How dumb is that? What about the rest of the collection, the 500,000 other works - some of which are the most celebrated in Western art?

Why is the Louvre steering visitors away the rest of its holdings for Mona's portrait? Call it Mona mania - a longstanding art world sickness.

I’m thinking of stories that regularly pop up in the news from art experts - one sillier than the other. This includes all speculations about the identity of the sitter for the portrait - from a likeness of the artist to his mother and to his servant.

That latter conjecture came from someone who should know better, the head of the Italian National Historic Properties Evaluation Commission - Silvano Vincenti.

Odd that someone having to do with history would overlook accounts written in 1550 by Giorgio Vasari who identified the subject as Lisa Gherardini, wife of the Florentine silk merchant Francesco del Giocondo.

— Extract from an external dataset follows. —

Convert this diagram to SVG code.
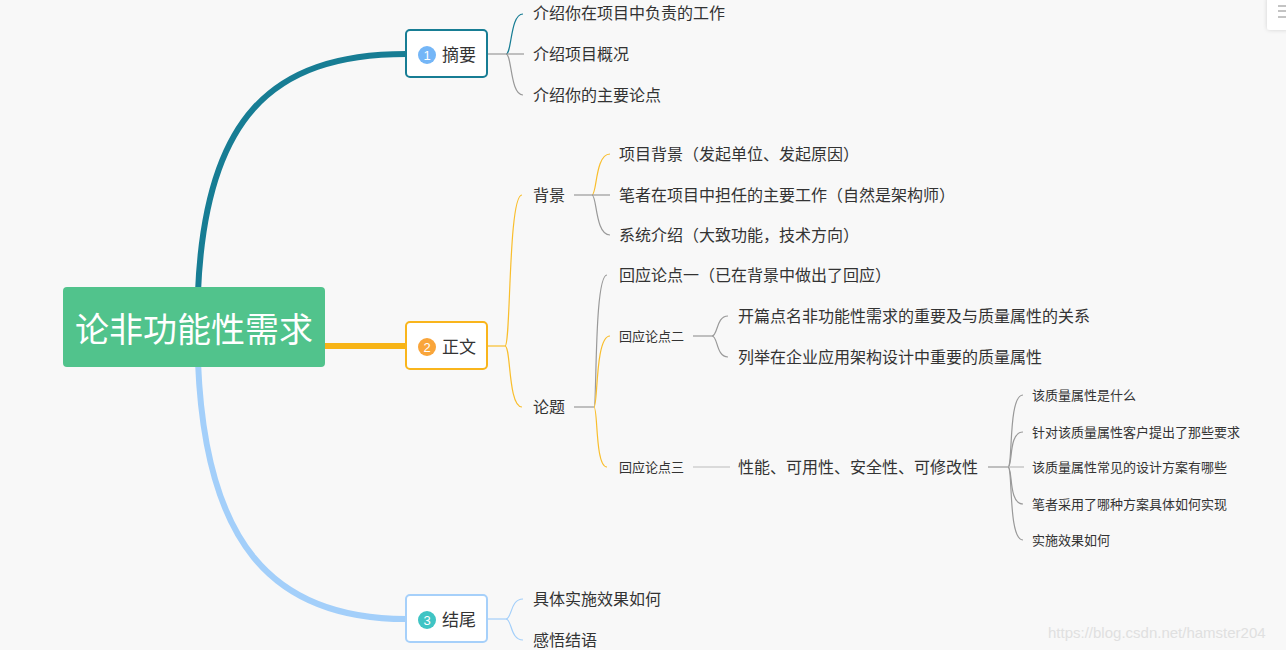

Then there’s the silliness about the state of Mona’s health. Art critic Jonathan Jones at the Guardian thinks she was sick with syphilis. Why?

Jones cites a record in a Florentine convent apothecary indicating that Mona bought snail water, which was known in her day to combat sexually transmitted diseases. This assumes she bought the potion for herself.

But none of that matters because the record of her buying snail water occurred more than 10 years after she sat for the portrait. If she had syphilis when she posed, she would have died before the time of the purchase.

But here’s the thing. The portrait’s celebrity is a 20th-century phenomenon. It hung in the?Louvre?for 107 years – since 1804 – without notice, until it was stolen in 1911.

And get this. The reason it was taken was because it was small enough to hide under the?thieves’ coat. Mona had such a low profile that no one on the museum staff noticed it missing for a full 26 hours.

And because it took more than two years to recover the painting and because media coverage of the search was ongoing, interest ratcheted up. Newspapers worldwide headlined the search. Wanted posters pasted on walls throughout Paris added to the portrait’s renown. Even a song was written about it crooned by Nat King Cole.

Then there was the hoopla that came with the recovery of the painting. That’s when people began mobbing the museum to see the painting. Reportedly, in the first two days after it was rehung, Mona had more than 100,000 visitors. Now it’s millions.

But I ask you, is Mona’s smart-ass little grin that never reaches her eyes, that starts at the edge of her mouth, flickers, and then dies, as if she decided to un-smile worth a room of her own?